Climatic Challenges: Snow vs. Rain

• While hybrid panels address rainy conditions, snow remains a critical obstacle. Heavy snowfall (up to 36 inches annually) buries panels, necessitating manual clearing or automated systems. 

• Residents report that snow removal voids warranties and poses safety risks, though angled installations improve shedding. 

• By contrast, rain-enhanced harvesting could augment shoulder-season (spring/fall) production when precipitation is frequent but snowless.

Economic and Logistical Considerations

Installation Costs and Incentives

Anchorage’s solar installations average $3–$4 per watt, with a 10 kW system costing ~$30,000 before federal tax credits (now direct rebates). 

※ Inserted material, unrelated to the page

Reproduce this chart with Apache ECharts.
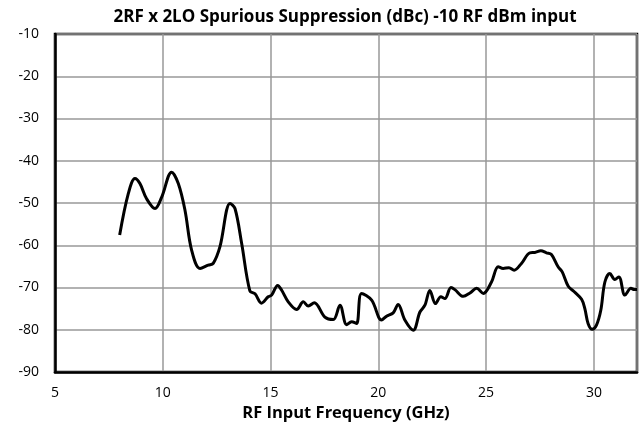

Permitting, interconnection fees, and structural assessments add ~$4,000. Hybrid systems would incur higher upfront costs due to TENG layers, though economies of scale and Alaska-specific grants (e.g., Alaska Housing Finance Corporation’s energy loans) could improve viability.

Return on Investment (ROI) Analysis

Current payback periods for conventional solar in Anchorage range from 7–14 years, heavily dependent on summer credit banking with utilities like Chugach Electric. Hybrid panels might shorten ROI by 10–15% through rainy-day generation, but this assumes TENG efficiency improvements and durability in subfreezing temperatures. User reports emphasize that financial justification remains challenging without complementary storage or wind systems.

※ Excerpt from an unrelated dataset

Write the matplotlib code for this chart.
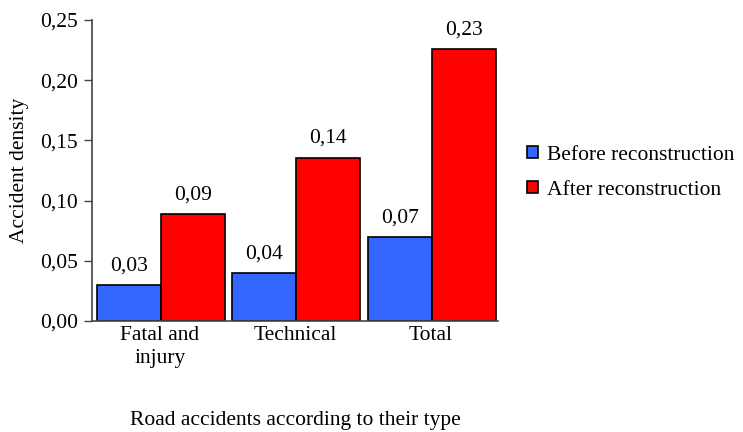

Future Directions and Innovations

Snow Mitigation and Hybrid System Optimization

• Emerging solutions for snow management include resistive heating elements embedded in panels and adjustable tilt mounts. 

• Pairing these with TENG layers could create all-weather panels, though integration complexity and energy trade-offs (e.g., heating consumes stored power) require further study.

Community Initiatives and Scalability

• Projects like Solarize Anchorage pool neighborhood installations to reduce costs through bulk purchasing. 

• Similar models could accelerate hybrid adoption if manufacturers standardize TENG-PV modules. Additionally, pairing hybrid panels with rooftop rainwater harvesting systems might enhance municipal water resilience.

Conclusion

Rain-powered hybrid solar panels hold theoretical promise for Anchorage but face practical barriers in efficiency, cost, and snow interference. Current users achieve modest savings with standard PV systems, underscoring the need for targeted TENG advancements and policy support. 

Pilot installations, incentivized by state renewable programs, could validate hybrid technology’s role in Alaska’s energy transition, particularly in coastal regions with higher rainfall. Until then, conventional solar paired with strategic snow management remains the pragmatic choice for most residents.